EXERCISE GOAL: Take the listing from its first line through the line that contains "(0,0) rectangle (884,410);" and please retype those lines exactly, leaving out the pictures.

--- Start RECORD EXTRACTS ---

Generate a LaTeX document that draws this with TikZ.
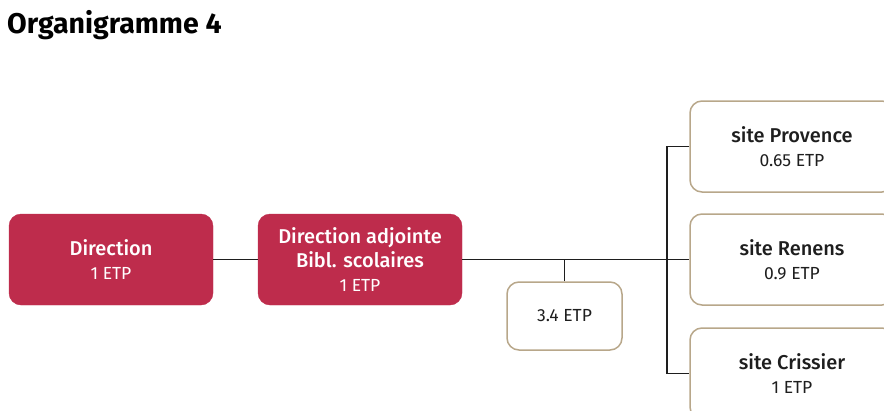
\documentclass[tikz,border=0pt]{standalone}
\usepackage{fontspec}
\setmainfont{Fira Sans}
\newfontfamily\medfont{Fira Sans Medium}
\usepackage{tikz}

\definecolor{crimson}{RGB}{190,44,76}
\definecolor{sand}{RGB}{184,167,138}
\definecolor{ink}{RGB}{30,30,30}

\newcommand{\etpline}[1]{{\normalfont\fontsize{17.5}{24}\selectfont #1}}

\begin{document}
\begin{tikzpicture}[x=1pt, y=-1pt, every node/.style={font=\medfont\fontsize{20}{24}\selectfont}]

	% Fix the page to the reference size
	\useasboundingbox (0,0) rectangle (884,410);

	% Styles for the filled boxes and the outlined boxes
	\tikzset{
		unit filled/.style={fill=crimson, draw=crimson, text=white, rounded corners=12pt,
			minimum width=204pt, minimum height=91pt, align=center},
		unit outlined/.style={fill=white, draw=sand, line width=1.5pt, text=ink, rounded corners=12pt,
			minimum width=204pt, minimum height=91pt, align=center},
		link/.style={draw=ink, line width=1.2pt}
	};

	% Title
	\node[anchor=base west, inner sep=0pt, font=\bfseries\fontsize{28.5}{30}\selectfont] (title) at (7,33) {Organigramme 4};

	% Direction and deputy direction
	\node[unit filled] (direction) at (111,259.5) {Direction\\\etpline{1 ETP}};
	\node[unit filled] (adjointe) at (360,259.5) {Direction adjointe\\Bibl. scolaires\\\etpline{1 ETP}};

	% Pool below the main line
	\node[unit outlined, minimum width=115pt, minimum height=68pt] (pool) at (564.5,316) {\etpline{3.4 ETP}};

	% Sites on the right
	\node[unit outlined] (provence) at (792,146.5) {site Provence\\\etpline{0.65 ETP}};
	\node[unit outlined] (renens) at (792,259.5) {site Renens\\\etpline{0.9 ETP}};
	\node[unit outlined] (crissier) at (792,373.5) {site Crissier\\\etpline{1 ETP}};

	% Connectors
	\coordinate (fork) at (667,259.5);
	\draw[link] (direction) -- (adjointe);
	\draw[link] (adjointe.east) -- (renens.west);
	\draw[link] (pool.north) -- (pool.north |- adjointe.east);
	\draw[link] (provence.west) -| (fork) |- (crissier.west);
\end{tikzpicture}
\end{document}
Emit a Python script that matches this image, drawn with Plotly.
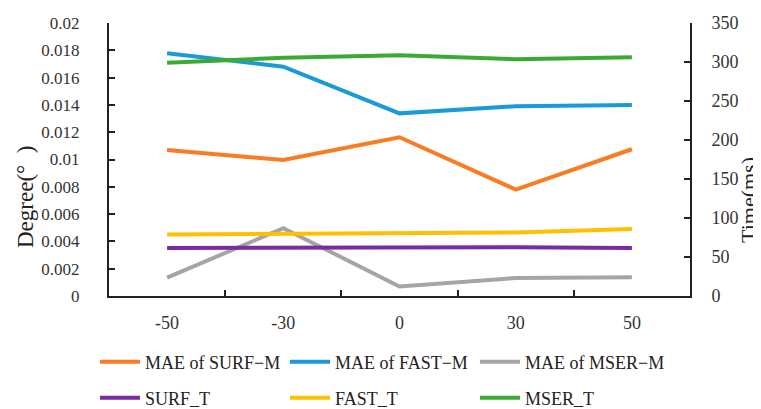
import plotly.graph_objects as go

categories = ["-50", "-30", "0", "30", "50"]
mae_surf_m = [0.0107, 0.00996, 0.01163, 0.0078, 0.01075]
mae_fast_m = [0.01778, 0.0168, 0.01338, 0.0139, 0.01400]
mae_mser_m = [0.00134, 0.00497, 0.00070, 0.00132, 0.00137]
surf_t = [61.5, 61.8, 62.8, 62.5, 61.5]
fast_t = [79.0, 80.0, 81.0, 81.5, 85.8]
mser_t = [299.0, 305.5, 308.5, 303.5, 306.0]

left_ticks = [0, 0.002, 0.004, 0.006, 0.008, 0.01, 0.012, 0.014, 0.016, 0.018, 0.02]
left_ticktext = ["0", "0.002", "0.004", "0.006", "0.008", "0.01", "0.012", "0.014", "0.016", "0.018", "0.02"]
right_ticks = [0, 50, 100, 150, 200, 250, 300, 350]

FONT = "Liberation Serif"
W = 4
PW, PH = 581, 273
# page body has an 8px margin; figure is sized so the plot lands at screen x 109..690, y 23..296
fig = go.Figure()
series = [
    ("MAE of SURF\u2212M", mae_surf_m, "#F97B22", "y", "legend"),
    ("MAE of FAST\u2212M", mae_fast_m, "#1B9AD8", "y", "legend"),
    ("MAE of MSER\u2212M", mae_mser_m, "#A5A5A5", "y", "legend"),
    ("SURF_T", surf_t, "#7A2BA3", "y2", "legend2"),
    ("FAST_T", fast_t, "#FFC000", "y2", "legend2"),
    ("MSER_T", mser_t, "#3BAA35", "y2", "legend2"),
]
for name, vals, color, yax, lg in series:
    fig.add_trace(go.Scatter(
        x=categories, y=vals, name=name, mode="lines", yaxis=yax, legend=lg,
        line=dict(color=color, width=W), cliponaxis=False,
    ))

legend_common = dict(
    orientation="h", xanchor="left", yanchor="middle",
    font=dict(family=FONT, size=18, color="#222222"),
    entrywidth=135, entrywidthmode="pixels",
    tracegroupgap=0, itemwidth=40, bgcolor="rgba(0,0,0,0)",
)

fig.update_layout(
    width=753, height=401,
    margin=dict(l=101, r=71, t=15, b=113, autoexpand=False),
    paper_bgcolor="white", plot_bgcolor="white",
    font=dict(family=FONT, size=18, color="#222222"),
    xaxis=dict(
        type="category", range=[-0.5, 4.5], showgrid=False, automargin=False,
        showline=True, linecolor="#222222", linewidth=2,
        ticks="inside", ticklen=6, tickcolor="#222222", tickwidth=2,
        tickson="boundaries", ticklabelstandoff=9,
        tickfont=dict(family=FONT, size=18, color="#333333"),
        zeroline=False, mirror=False,
    ),
    yaxis=dict(
        range=[0, 0.02], tickvals=left_ticks, ticktext=left_ticktext,
        showgrid=False, zeroline=False, automargin=False,
        showline=True, linecolor="#222222", linewidth=2,
        ticks="inside", ticklen=6, tickcolor="#222222", tickwidth=2,
        ticklabelstandoff=24,
        tickfont=dict(family=FONT, size=17, color="#333333"),
    ),
    yaxis2=dict(
        range=[0, 350], tickvals=right_ticks, overlaying="y", side="right",
        showgrid=False, zeroline=False, automargin=False,
        showline=True, linecolor="#222222", linewidth=2,
        ticks="inside", ticklen=6, tickcolor="#222222", tickwidth=2,
        ticklabelstandoff=16,
        tickfont=dict(family=FONT, size=18, color="#333333"),
    ),
    legend=dict(x=-14 / PW, y=(296 - 362) / PH, **legend_common),
    legend2=dict(x=-14 / PW, y=(296 - 398) / PH, **legend_common),
    showlegend=True,
)

fig.add_annotation(
    text="Degree(\u00b0\u00a0\u00a0)", xref="paper", yref="paper",
    x=(25 - 109) / PW, y=(296 - 197) / PH, xanchor="center", yanchor="middle",
    textangle=-90, showarrow=False, font=dict(family=FONT, size=23, color="#222222"),
)
fig.add_annotation(
    text="Time(ms)", xref="paper", yref="paper",
    x=(749 - 109) / PW, y=(296 - 200) / PH, xanchor="center", yanchor="middle",
    textangle=-90, showarrow=False, font=dict(family=FONT, size=22, color="#222222"),
)

fig.write_html("out.html")
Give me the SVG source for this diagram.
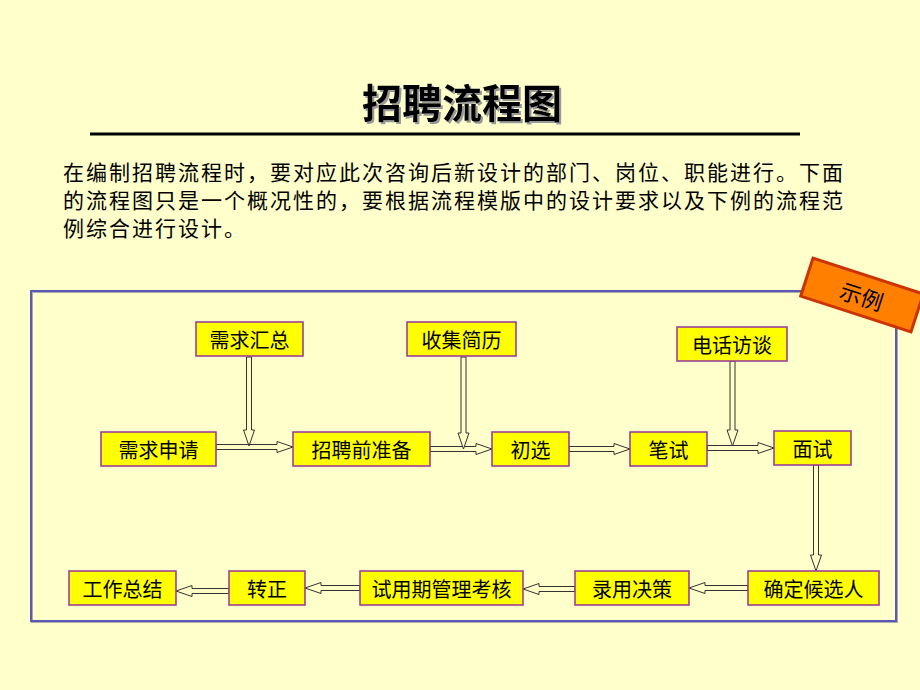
<svg xmlns="http://www.w3.org/2000/svg" width="920" height="690" viewBox="0 0 920 690">
<defs>
<style>
.bg{fill:#FFFFCC}
.box{fill:#FFFF00;stroke:#993399;stroke-width:1.5}
.lbl{font-family:"Noto Sans CJK SC","Noto Sans",sans-serif;font-size:20px;fill:#000;text-anchor:middle;dominant-baseline:central}
.para{font-family:"Noto Sans CJK SC","Noto Sans",sans-serif;font-size:21px;fill:#000;letter-spacing:2px}
.title{font-family:"Noto Sans CJK SC","Noto Sans",sans-serif;font-size:40px;font-weight:bold;text-anchor:middle;dominant-baseline:central}
.arrow{fill:#FFFFC8;stroke:#333333;stroke-width:1;stroke-linejoin:miter}
</style>
<filter id="shadow" x="-10%" y="-20%" width="120%" height="140%">
<feDropShadow dx="2" dy="2" stdDeviation="0" flood-color="#999999" flood-opacity="1"/>
</filter>
</defs>
<rect class="bg" x="0" y="0" width="920" height="690"/>
<g id="title">
<text class="title" x="462" y="101" fill="#000000" filter="url(#shadow)">招聘流程图</text>
<line x1="90" y1="134" x2="800" y2="134" stroke="#000" stroke-width="3"/>
</g>
<g id="intro">
<text class="para" x="63" y="180">在编制招聘流程时，要对应此次咨询后新设计的部门、岗位、职能进行。下面</text>
<text class="para" x="63" y="208">的流程图只是一个概况性的，要根据流程模版中的设计要求以及下例的流程范</text>
<text class="para" x="63" y="236">例综合进行设计。</text>
</g>
<g id="frame">
<rect x="32" y="292" width="865" height="330" fill="none" stroke="#AAAAAA" stroke-width="2"/>
<rect x="31" y="291" width="865" height="330" fill="none" stroke="#5A5AB4" stroke-width="2"/>
</g>
<g id="badge" transform="translate(862,295) rotate(18)">
<rect x="-58" y="-20" width="116" height="40" fill="#FF8000" stroke="#CC3300" stroke-width="3"/>
<text class="lbl" x="0" y="0" style="font-size:22px">示例</text>
</g>
<g id="connectors">
<path class="arrow" d="M216,444.5 H277 V441.5 L293,447 L277,452.5 V449.5 H216 Z"/>
<path class="arrow" d="M246.5,357 V430 H243.5 L249,446 L254.5,430 H251.5 V357 Z"/>
<path class="arrow" d="M430,446.5 H476 V443.5 L492,449 L476,454.5 V451.5 H430 Z"/>
<path class="arrow" d="M461,357 V433 H458 L463.5,449 L469,433 H466 V357 Z"/>
<path class="arrow" d="M569,446.5 H614 V443.5 L630,449 L614,454.5 V451.5 H569 Z"/>
<path class="arrow" d="M707,445.5 H758 V442.5 L774,448 L758,453.5 V450.5 H707 Z"/>
<path class="arrow" d="M730,361 V430 H727 L732.5,446 L738,430 H735 V361 Z"/>
<path class="arrow" d="M813.5,465 V555 H810.5 L816,571 L821.5,555 H818.5 V465 Z"/>
<path class="arrow" d="M748,585.5 H705 V582.5 L689,588 L705,593.5 V590.5 H748 Z"/>
<path class="arrow" d="M575,586.5 H539 V583.5 L523,589 L539,594.5 V591.5 H575 Z"/>
<path class="arrow" d="M360,585.5 H321 V582.5 L305,588 L321,593.5 V590.5 H360 Z"/>
<path class="arrow" d="M229,588.5 H192 V585.5 L176,591 L192,596.5 V593.5 H229 Z"/>
</g>
<g id="n-xqhz"><rect class="box" x="196" y="322" width="107" height="34"/><text class="lbl" x="249.5" y="339">需求汇总</text></g>
<g id="n-sjjl"><rect class="box" x="407" y="322" width="109" height="34"/><text class="lbl" x="461.5" y="339">收集简历</text></g>
<g id="n-dhft"><rect class="box" x="677" y="327" width="110" height="34"/><text class="lbl" x="732" y="344">电话访谈</text></g>
<g id="n-xqsq"><rect class="box" x="101" y="432" width="115" height="34"/><text class="lbl" x="158.5" y="449">需求申请</text></g>
<g id="n-zpqzb"><rect class="box" x="293" y="432" width="137" height="34"/><text class="lbl" x="361.5" y="449">招聘前准备</text></g>
<g id="n-cx"><rect class="box" x="492" y="432" width="77" height="34"/><text class="lbl" x="530.5" y="449">初选</text></g>
<g id="n-bs"><rect class="box" x="630" y="432" width="77" height="34"/><text class="lbl" x="668.5" y="449">笔试</text></g>
<g id="n-ms"><rect class="box" x="774" y="431" width="77" height="34"/><text class="lbl" x="812.5" y="448">面试</text></g>
<g id="n-qdhxr"><rect class="box" x="748" y="571" width="131" height="34"/><text class="lbl" x="813.5" y="588">确定候选人</text></g>
<g id="n-lyjc"><rect class="box" x="575" y="571" width="114" height="34"/><text class="lbl" x="632" y="588">录用决策</text></g>
<g id="n-syqglkh"><rect class="box" x="360" y="571" width="163" height="34"/><text class="lbl" x="441.5" y="588">试用期管理考核</text></g>
<g id="n-zz"><rect class="box" x="229" y="571" width="76" height="34"/><text class="lbl" x="267" y="588">转正</text></g>
<g id="n-gzzj"><rect class="box" x="69" y="571" width="107" height="34"/><text class="lbl" x="122.5" y="588">工作总结</text></g>
</svg>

--- End RECORD EXTRACTS ---

TASK RESPONSE:
Generate a LaTeX document that draws this with TikZ.
\documentclass[tikz,border=0pt]{standalone}
\usepackage{fontspec}
\setmainfont{Fira Sans}
\newfontfamily\medfont{Fira Sans Medium}
\usepackage{tikz}

\definecolor{crimson}{RGB}{190,44,76}
\definecolor{sand}{RGB}{184,167,138}
\definecolor{ink}{RGB}{30,30,30}

\newcommand{\etpline}[1]{{\normalfont\fontsize{17.5}{24}\selectfont #1}}

\begin{document}
\begin{tikzpicture}[x=1pt, y=-1pt, every node/.style={font=\medfont\fontsize{20}{24}\selectfont}]

	% Fix the page to the reference size
	\useasboundingbox (0,0) rectangle (884,410);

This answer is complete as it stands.